**Source data**:
--

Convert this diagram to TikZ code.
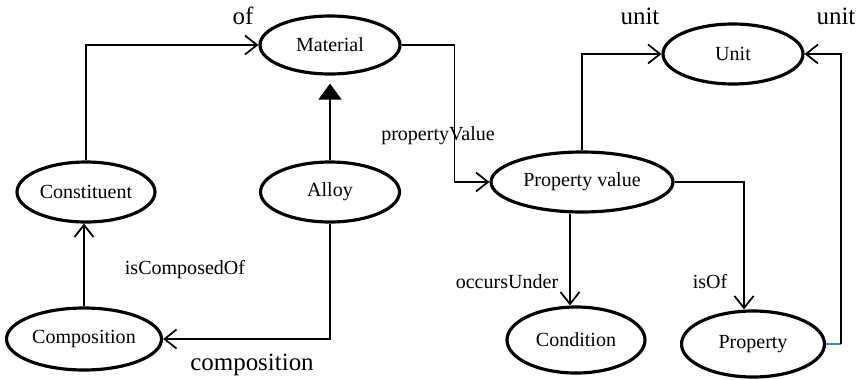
\documentclass[tikz,border=0pt]{standalone}
\usepackage{fontspec}
\setmainfont{Liberation Serif}
\usetikzlibrary{shapes.geometric,arrows.meta}
\definecolor{linkblue}{HTML}{4A7EBB}
\begin{document}
\begin{tikzpicture}[
    every node/.style={font=\fontsize{11.4}{13}\selectfont},
    classe/.style={ellipse,draw,line width=1.8pt,inner sep=0pt},
    lien/.style={-{Straight Barb[length=0.24cm,width=0.38cm]},line width=1pt},
    herite/.style={-{Triangle[length=0.32cm,width=0.46cm]},line width=1pt,shorten >=0.16cm},
    grand/.style={font=\fontsize{14.2}{16}\selectfont}]
    \useasboundingbox (0,0) rectangle (17.18,7.58);
    % Classes (ellipses)
    \node[classe,minimum width=2.8cm,minimum height=1.16cm] (material) at (6.60,6.68) {Material};
    \node[classe,minimum width=2.8cm,minimum height=1.2cm] (unit) at (14.66,6.50) {Unit};
    \node[classe,minimum width=2.76cm,minimum height=1.2cm] (constituent) at (1.72,3.74) {Constituent};
    \node[classe,minimum width=2.78cm,minimum height=1.2cm] (alloy) at (6.60,3.74) {Alloy};
    \node[classe,minimum width=3.64cm,minimum height=1.2cm] (pvalue) at (11.64,3.94) {Property value};
    \node[classe,minimum width=3.1cm,minimum height=1.24cm] (composition) at (1.68,0.80) {Composition};
    \node[classe,minimum width=2.76cm,minimum height=1.32cm] (condition) at (11.52,0.78) {Condition};
    \node[classe,minimum width=2.86cm,minimum height=1.32cm] (property) at (15.06,0.70) {Property};

    % Relations
    \draw[lien] (constituent.north) |- (material.west);
    \draw[herite] (alloy.north) -- (material.south);
    \draw[lien] (material.east) -- ++(1.06,0) |- (pvalue.west);
    \draw[lien] (pvalue.north) |- (unit.west);
    \draw[lien] (pvalue.east) -| ([xshift=-0.18cm]property.north);
    \draw[lien] ([xshift=-0.12cm]condition.north |- pvalue.south) -- ([xshift=-0.12cm]condition.north);
    \coordinate (coin) at (16.82,0.66);
    \draw[linkblue,line width=1pt] (property.east) -- (property.east -| coin);
    \draw[lien] (property.east -| coin) |- (unit.east);
    \draw[lien] (alloy.south) |- (composition.east);
    \draw[lien] (composition.north) -- (composition.north |- constituent.south);

    % Noms des relations
    \node[grand] (lof) at (4.86,7.26) {of};
    \node[grand] (lunit) at (12.80,7.26) {unit};
    \node[grand] (lunitb) at (16.72,7.26) {unit};
    \node (lpvalue) at (8.76,4.86) {propertyValue};
    \node (lcomposed) at (3.70,2.18) {isComposedOf};
    \node[grand] (lcomposition) at (5.04,0.28) {composition};
    \node (loccurs) at (10.14,1.94) {occursUnder};
    \node (lisof) at (14.20,1.94) {isOf};
\end{tikzpicture}
\end{document}
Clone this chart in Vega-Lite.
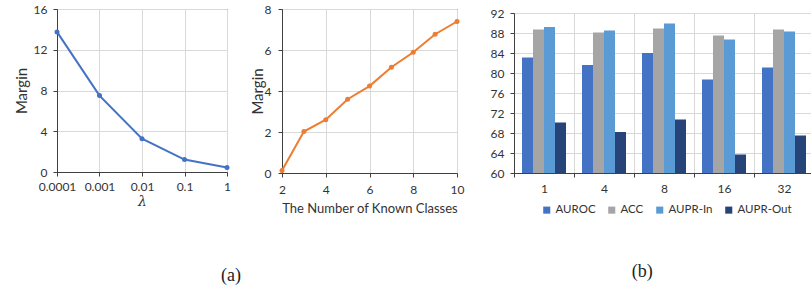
{
  "$schema": "https://vega.github.io/schema/vega-lite/v6.json",
  "padding": {"left": 13, "top": 2, "right": 0, "bottom": 0},
  "spacing": 24,
  "config": {
    "font": "Lato",
    "view": {"stroke": "#404040", "strokeWidth": 1},
    "axis": {
      "domainColor": "#404040",
      "tickColor": "#404040",
      "gridColor": "#d9d9d9",
      "labelColor": "#333333",
      "titleColor": "#333333",
      "labelFontSize": 12,
      "titleFontSize": 15,
      "titleFontWeight": "normal",
      "tickSize": 4,
      "labelPadding": 4
    },
    "legend": {"labelFontSize": 11.5, "labelColor": "#333333"}
  },
  "hconcat": [
    {
      "spacing": 17,
      "title": {"text": "(a)", "orient": "bottom", "anchor": "middle", "font": "Liberation Serif", "fontSize": 18, "fontWeight": "normal", "color": "#222222", "offset": 51, "dx": -8},
      "hconcat": [
        {
          "width": 170,
          "height": 163,
          "data": {"values": [
            {"lambda": 0.0001, "margin": 13.75},
            {"lambda": 0.001, "margin": 7.5},
            {"lambda": 0.01, "margin": 3.27},
            {"lambda": 0.1, "margin": 1.22},
            {"lambda": 1, "margin": 0.45}
          ]},
          "mark": {"type": "line", "color": "#4472C4", "strokeWidth": 2, "point": {"filled": true, "size": 25, "color": "#4472C4"}},
          "encoding": {
            "x": {"field": "lambda", "type": "quantitative",
              "scale": {"type": "log", "domain": [0.0001, 1], "nice": false},
              "axis": {"values": [0.0001, 0.001, 0.01, 0.1, 1], "format": "~g", "labelFlush": false, "labelOverlap": false, "title": "λ", "titleFontStyle": "italic", "titleFont": "DejaVu Serif", "titleFontSize": 14, "labelPadding": 5, "titlePadding": 2}},
            "y": {"field": "margin", "type": "quantitative",
              "scale": {"domain": [0, 16]},
              "axis": {"values": [0, 4, 8, 12, 16], "title": "Margin", "labelPadding": 6, "titlePadding": 4}}
          }
        },
        {
          "width": 175,
          "height": 164,
          "data": {"values": [
            {"k": 2, "margin": 0.12},
            {"k": 3, "margin": 2.02},
            {"k": 4, "margin": 2.6},
            {"k": 5, "margin": 3.6},
            {"k": 6, "margin": 4.24},
            {"k": 7, "margin": 5.16},
            {"k": 8, "margin": 5.89},
            {"k": 9, "margin": 6.77},
            {"k": 10, "margin": 7.39}
          ]},
          "mark": {"type": "line", "color": "#ED7D31", "strokeWidth": 2, "point": {"filled": true, "size": 25, "color": "#ED7D31"}},
          "encoding": {
            "x": {"field": "k", "type": "quantitative",
              "scale": {"domain": [2, 10], "nice": false},
              "axis": {"values": [2, 4, 6, 8, 10], "labelFlush": false, "labelOverlap": false, "title": "The Number of Known Classes", "titleFontSize": 13, "labelPadding": 7, "titlePadding": 7}},
            "y": {"field": "margin", "type": "quantitative",
              "scale": {"domain": [0, 8]},
              "axis": {"values": [0, 2, 4, 6, 8], "title": "Margin", "labelPadding": 7, "titlePadding": -1}}
          }
        }
      ]
    },
    {
      "title": {"text": "(b)", "orient": "bottom", "anchor": "middle", "font": "Liberation Serif", "fontSize": 18, "fontWeight": "normal", "color": "#222222", "offset": 46, "dx": -10},
      "spacing": -4,
      "resolve": {"scale": {"color": "independent"}, "legend": {"color": "independent"}},
      "vconcat": [
        {
          "width": 300,
          "height": 1,
          "view": {"stroke": null},
          "data": {"values": []},
          "mark": "point",
          "encoding": {}
        },
        {
          "width": 300,
          "height": 160,
          "data": {"values": [
            {"group": "1", "metric": "AUROC", "value": 83.1},
            {"group": "1", "metric": "ACC", "value": 88.7},
            {"group": "1", "metric": "AUPR-In", "value": 89.2},
            {"group": "1", "metric": "AUPR-Out", "value": 70.1},
            {"group": "4", "metric": "AUROC", "value": 81.6},
            {"group": "4", "metric": "ACC", "value": 88.1},
            {"group": "4", "metric": "AUPR-In", "value": 88.5},
            {"group": "4", "metric": "AUPR-Out", "value": 68.2},
            {"group": "8", "metric": "AUROC", "value": 84.0},
            {"group": "8", "metric": "ACC", "value": 88.9},
            {"group": "8", "metric": "AUPR-In", "value": 89.9},
            {"group": "8", "metric": "AUPR-Out", "value": 70.7},
            {"group": "16", "metric": "AUROC", "value": 78.7},
            {"group": "16", "metric": "ACC", "value": 87.5},
            {"group": "16", "metric": "AUPR-In", "value": 86.7},
            {"group": "16", "metric": "AUPR-Out", "value": 63.7},
            {"group": "32", "metric": "AUROC", "value": 81.1},
            {"group": "32", "metric": "ACC", "value": 88.7},
            {"group": "32", "metric": "AUPR-In", "value": 88.3},
            {"group": "32", "metric": "AUPR-Out", "value": 67.5}
          ]},
          "mark": {"type": "bar", "clip": true},
          "encoding": {
            "x": {"field": "group", "type": "ordinal", "sort": ["1", "4", "8", "16", "32"],
              "scale": {"paddingInner": 0, "paddingOuter": 0},
              "axis": {"title": null, "tickBand": "extent", "grid": true, "labelAngle": 0, "labelPadding": 6}},
            "xOffset": {"field": "metric", "type": "nominal", "sort": ["AUROC", "ACC", "AUPR-In", "AUPR-Out"],
              "scale": {"paddingInner": 0, "paddingOuter": 0.727}},
            "y": {"field": "value", "type": "quantitative",
              "scale": {"domain": [60, 92], "nice": false, "zero": false},
              "axis": {"values": [60, 64, 68, 72, 76, 80, 84, 88, 92], "title": null, "labelPadding": 6}},
            "color": {"field": "metric", "type": "nominal", "sort": ["AUROC", "ACC", "AUPR-In", "AUPR-Out"],
              "scale": {"domain": ["AUROC", "ACC", "AUPR-In", "AUPR-Out"], "range": ["#4472C4", "#A5A5A5", "#5B9BD5", "#264478"]},
              "legend": {"orient": "none", "legendX": 27, "legendY": 191, "direction": "horizontal", "title": null, "symbolType": "square", "symbolSize": 50, "symbolStrokeWidth": 0, "labelOffset": 3, "columnPadding": 10}}
          }
        }
      ]
    }
  ]
}
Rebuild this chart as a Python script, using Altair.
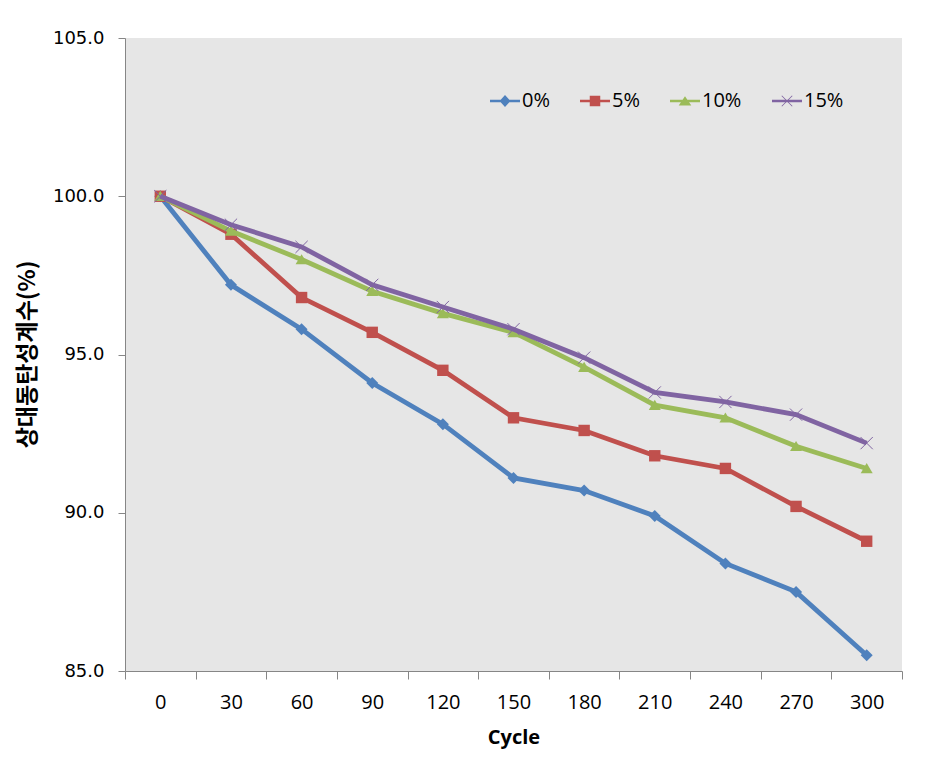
import altair as alt
import pandas as pd

cycles = [0, 30, 60, 90, 120, 150, 180, 210, 240, 270, 300]
series_names = ["0%", "5%", "10%", "15%"]
v0 = [100.0, 97.2, 95.8, 94.1, 92.8, 91.1, 90.7, 89.9, 88.4, 87.5, 85.5]
v5 = [100.0, 98.8, 96.8, 95.7, 94.5, 93.0, 92.6, 91.8, 91.4, 90.2, 89.1]
v10 = [100.0, 98.9, 98.0, 97.0, 96.3, 95.7, 94.6, 93.4, 93.0, 92.1, 91.4]
v15 = [100.0, 99.1, 98.4, 97.2, 96.5, 95.8, 94.9, 93.8, 93.5, 93.1, 92.2]
y_ticks = [85, 90, 95, 100, 105]
colors = ["#4F81BD", "#C0504D", "#9BBB59", "#8064A2"]

marker_paths = [
    "M0,-1L1,0L0,1L-1,0Z",
    "M-1,-1H1V1H-1Z",
    "M0,-0.9L1,0.8H-1Z",
    "M-1,-1L1,1M-1,1L1,-1",
]
legend_paths = [
    "M-1,-0.08H1V0.08H-1Z M0,-0.4L0.36,0L0,0.4L-0.36,0Z",
    "M-1,-0.08H1V0.08H-1Z M-0.35,-0.35H0.35V0.35H-0.35Z",
    "M-1,-0.08H1V0.08H-1Z M0,-0.32L0.42,0.3H-0.42Z",
    "M-1,-0.08H1V0.08H-1Z M-0.37,-0.33L-0.33,-0.37L0.37,0.33L0.33,0.37Z M0.33,-0.37L0.37,-0.33L-0.33,0.37L-0.37,0.33Z",
]

rows = []
for name, vals in zip(series_names, [v0, v5, v10, v15]):
    for c, v in zip(cycles, vals):
        rows.append({"cycle": c, "value": v, "series": name})
df = pd.DataFrame(rows)

x_enc = alt.X(
    "cycle:O",
    sort=cycles,
    scale=alt.Scale(type="band", paddingInner=0, paddingOuter=0),
    axis=alt.Axis(
        title="Cycle",
        labelAngle=0,
        tickBand="extent",
        tickSize=8,
        labelPadding=13,
        labelFont="Open Sans",
        labelFontSize=20,
        labelColor="black",
        titleFont="Open Sans",
        titleFontWeight="bold",
        titleFontSize=20,
        titleColor="black",
        titlePadding=15,
        domainColor="#868686",
        tickColor="#868686",
        grid=False,
    ),
)
y_enc = alt.Y(
    "value:Q",
    scale=alt.Scale(domain=[85, 105], nice=False, zero=False),
    axis=alt.Axis(
        title="상대동탄성계수(%)",
        values=y_ticks,
        format=".1f",
        tickSize=7,
        labelPadding=14,
        labelFont="DejaVu Sans",
        labelFontSize=18,
        labelColor="black",
        titleFont="Noto Sans CJK KR",
        titleFontWeight="bold",
        titleFontSize=23,
        titleColor="black",
        titleX=-98,
        titleY=316,
        titleAlign="center",
        titleBaseline="middle",
        domainColor="#868686",
        tickColor="#868686",
        grid=False,
    ),
)

layers = []
for i, name in enumerate(series_names):
    base = alt.Chart(df).transform_filter(alt.datum.series == name)
    layers.append(
        base.mark_line(color=colors[i], strokeWidth=4.8).encode(x=x_enc, y=y_enc)
    )
    if i == 3:
        pm = base.mark_point(
            shape=marker_paths[i], filled=False, strokeWidth=1, size=150,
            color=colors[i], opacity=1,
        )
    else:
        pm = base.mark_point(
            shape=marker_paths[i], filled=True, size=144 if i != 1 else 130,
            color=colors[i], opacity=1, strokeWidth=0,
        )
    layers.append(pm.encode(x=x_enc, y=y_enc))

leg = alt.Legend(
    title=None,
    orient="none",
    legendX=365,
    legendY=48,
    direction="horizontal",
    columns=4,
    columnPadding=30,
    symbolSize=900,
    symbolOpacity=1,
    symbolStrokeWidth=0,
    labelFont="Open Sans",
    labelFontSize=20,
    labelColor="black",
    labelOffset=2,
    padding=0,
)
legend_layer = alt.Chart(df).mark_point(filled=True, opacity=0).encode(
    x=x_enc,
    y=y_enc,
    color=alt.Color("series:N", sort=series_names,
                    scale=alt.Scale(domain=series_names, range=colors), legend=leg),
    shape=alt.Shape("series:N", sort=series_names,
                    scale=alt.Scale(domain=series_names, range=legend_paths), legend=leg),
)
layers.append(legend_layer)

chart = alt.layer(*layers).properties(
    width=777,
    height=633,
    autosize=alt.AutoSizeParams(type="none"),
    padding={"left": 117, "top": 30, "right": 30, "bottom": 95},
    background="white",
).configure_view(fill="#E6E6E6", stroke=None)

chart.save("out.html", embed_options={"renderer": "svg", "actions": False})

--

**Aim of the task**: The lines from the start of the data through the line that contains "(composition.north |- constituent.south);" are to be returned exactly, please, with both ends included and every picture left out.

**Written response**:
Convert this diagram to TikZ code.
\documentclass[tikz,border=0pt]{standalone}
\usepackage{fontspec}
\setmainfont{Liberation Serif}
\usetikzlibrary{shapes.geometric,arrows.meta}
\definecolor{linkblue}{HTML}{4A7EBB}
\begin{document}
\begin{tikzpicture}[
    every node/.style={font=\fontsize{11.4}{13}\selectfont},
    classe/.style={ellipse,draw,line width=1.8pt,inner sep=0pt},
    lien/.style={-{Straight Barb[length=0.24cm,width=0.38cm]},line width=1pt},
    herite/.style={-{Triangle[length=0.32cm,width=0.46cm]},line width=1pt,shorten >=0.16cm},
    grand/.style={font=\fontsize{14.2}{16}\selectfont}]
    \useasboundingbox (0,0) rectangle (17.18,7.58);
    % Classes (ellipses)
    \node[classe,minimum width=2.8cm,minimum height=1.16cm] (material) at (6.60,6.68) {Material};
    \node[classe,minimum width=2.8cm,minimum height=1.2cm] (unit) at (14.66,6.50) {Unit};
    \node[classe,minimum width=2.76cm,minimum height=1.2cm] (constituent) at (1.72,3.74) {Constituent};
    \node[classe,minimum width=2.78cm,minimum height=1.2cm] (alloy) at (6.60,3.74) {Alloy};
    \node[classe,minimum width=3.64cm,minimum height=1.2cm] (pvalue) at (11.64,3.94) {Property value};
    \node[classe,minimum width=3.1cm,minimum height=1.24cm] (composition) at (1.68,0.80) {Composition};
    \node[classe,minimum width=2.76cm,minimum height=1.32cm] (condition) at (11.52,0.78) {Condition};
    \node[classe,minimum width=2.86cm,minimum height=1.32cm] (property) at (15.06,0.70) {Property};

    % Relations
    \draw[lien] (constituent.north) |- (material.west);
    \draw[herite] (alloy.north) -- (material.south);
    \draw[lien] (material.east) -- ++(1.06,0) |- (pvalue.west);
    \draw[lien] (pvalue.north) |- (unit.west);
    \draw[lien] (pvalue.east) -| ([xshift=-0.18cm]property.north);
    \draw[lien] ([xshift=-0.12cm]condition.north |- pvalue.south) -- ([xshift=-0.12cm]condition.north);
    \coordinate (coin) at (16.82,0.66);
    \draw[linkblue,line width=1pt] (property.east) -- (property.east -| coin);
    \draw[lien] (property.east -| coin) |- (unit.east);
    \draw[lien] (alloy.south) |- (composition.east);
    \draw[lien] (composition.north) -- (composition.north |- constituent.south);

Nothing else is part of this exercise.